Is Denmark’s government about to send you an enormous cheque?

Several of Denmark's political parties want to release part or all of Danish residents''frozen holiday money' ahead of the summer break, meaning a cheque of up to 24,500 kroner for someone earning 350,000 kroner a year. And some want to go even further and give out 'helicopter money'.
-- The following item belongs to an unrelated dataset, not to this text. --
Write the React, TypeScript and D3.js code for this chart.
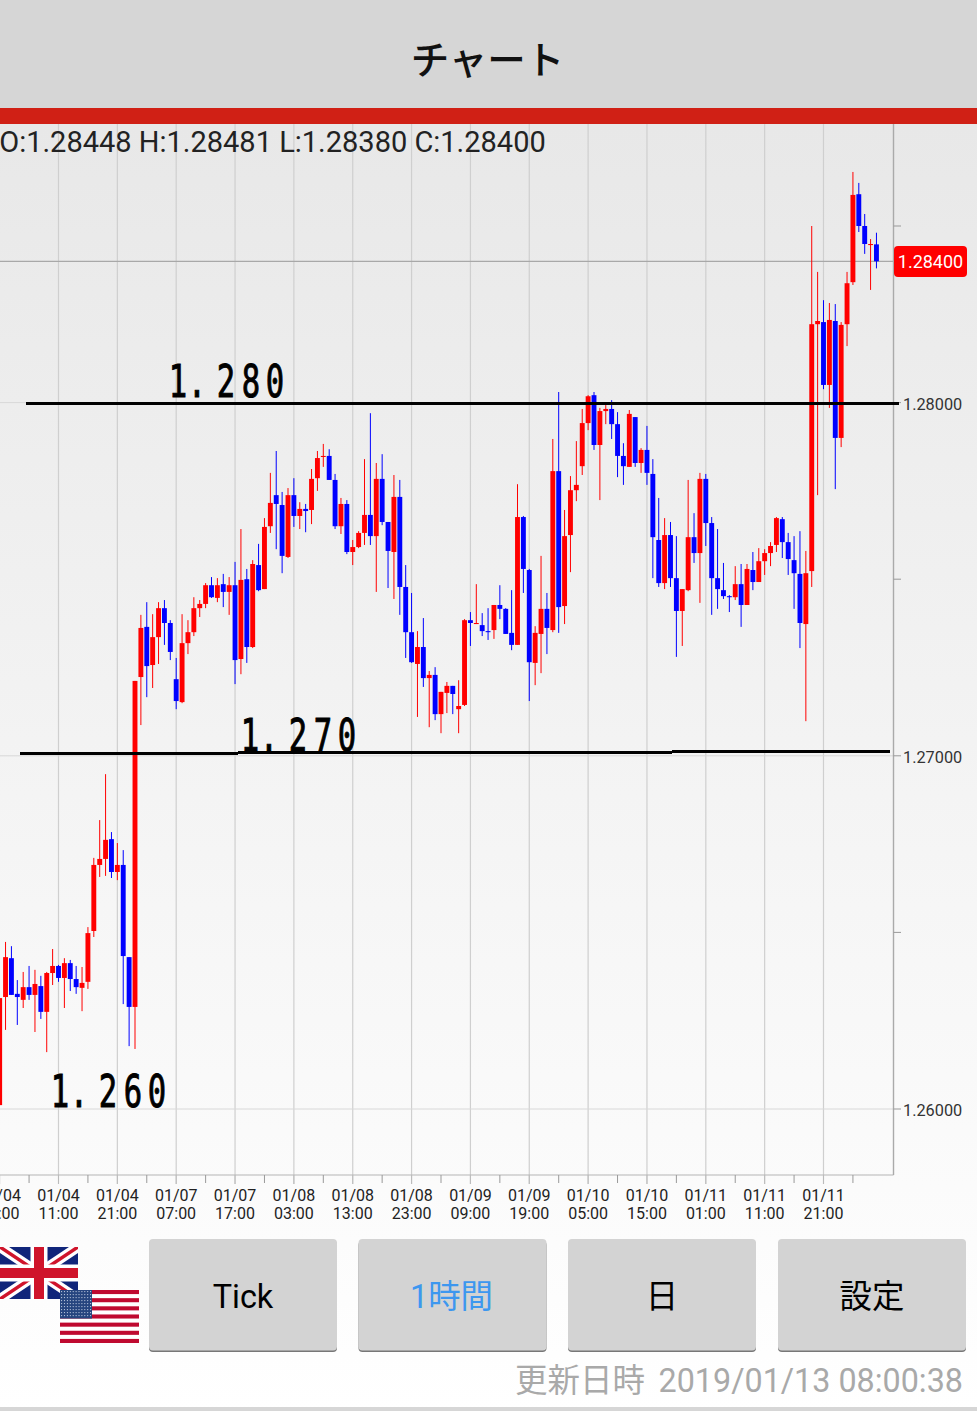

Is Denmark's government about to send you an enormous cheque?
The government wants to put money in the hands of citizens. Photo: Bax Lindhardt/SP/Ritzau Scanpix
The Red Green Alliance is pushing for the government to mail out 10,000 kroner (€1,341) tax-free cheques to all earning less than 32,000 kroner (€4,292) a month. 
 
The political parties are set later this week to begin negotiating the so-called 'summer package', a stimulus package designed to encourage people in Denmark to spend more money in local businesses, hotels and cultural institutions during their summer staycations. 
 
“There is not much you can say against this, and that is why it is an incredibly important part of our deliberations,” Prime Minister Mette Frederiksen told DR on Tuesday evening. .
 
“We think it is natural that when we discuss the end of the aid packages, that we also discuss the long-term economy. For example, it could also be holiday money.” 
 
The 100bn kroner in 'frozen holiday money' exists because Denmark has changed the way people build up holiday allowances as they work. Under the old scheme, you built up the allowance over a year and could only take it after the following May. Under the new one, you earn 2.08 days of holiday a month, which can be used immediately. 
 
Because people in Denmark would have earned double holiday money during the transition between the two systems, the government decided to only let them access the so-called 'frozen money' on retirement. 
 
 
As well as seeing the sense of releasing the holiday money, Frederiksen on Tuesday said she also understood some of the advantages of 'helicopter money' payments, which can channel money to those most likely to spend it. 
 
“That's something I have a great deal of sympathy for, and I can see that many economists support helicopter money,” she said, referring to the Red Green Alliance's proposal.
 
“It is reminiscent of the discussion we are having right now on holiday money. But we are going to be the boring party and point out that there is an economy we need to take care of on the other side of the crisis as well.” 
 
The government hopes to carry out political discussions over the summer package with other parties at the end of this week. 
 
The Danish People's Party, the Conservative Party, the New Right, and the Liberal Alliance are pushing to have the holiday money paid out ahead of the summer holiday as part of a stimulus package. 
 
The Confederation of Danish Employers and the Danish Trade Union Confederation also believe that the holiday money should be paid out.
 

And even Torben M. Andersen, the Aarhus University economics professor who chairs the government's economics expert group, supports the idea.  
 
“It will trigger such large payments to the citizen that it can probably do the work and get enough demand and consumption started in a first round of economic recovery,” he told the Politiken newspaper.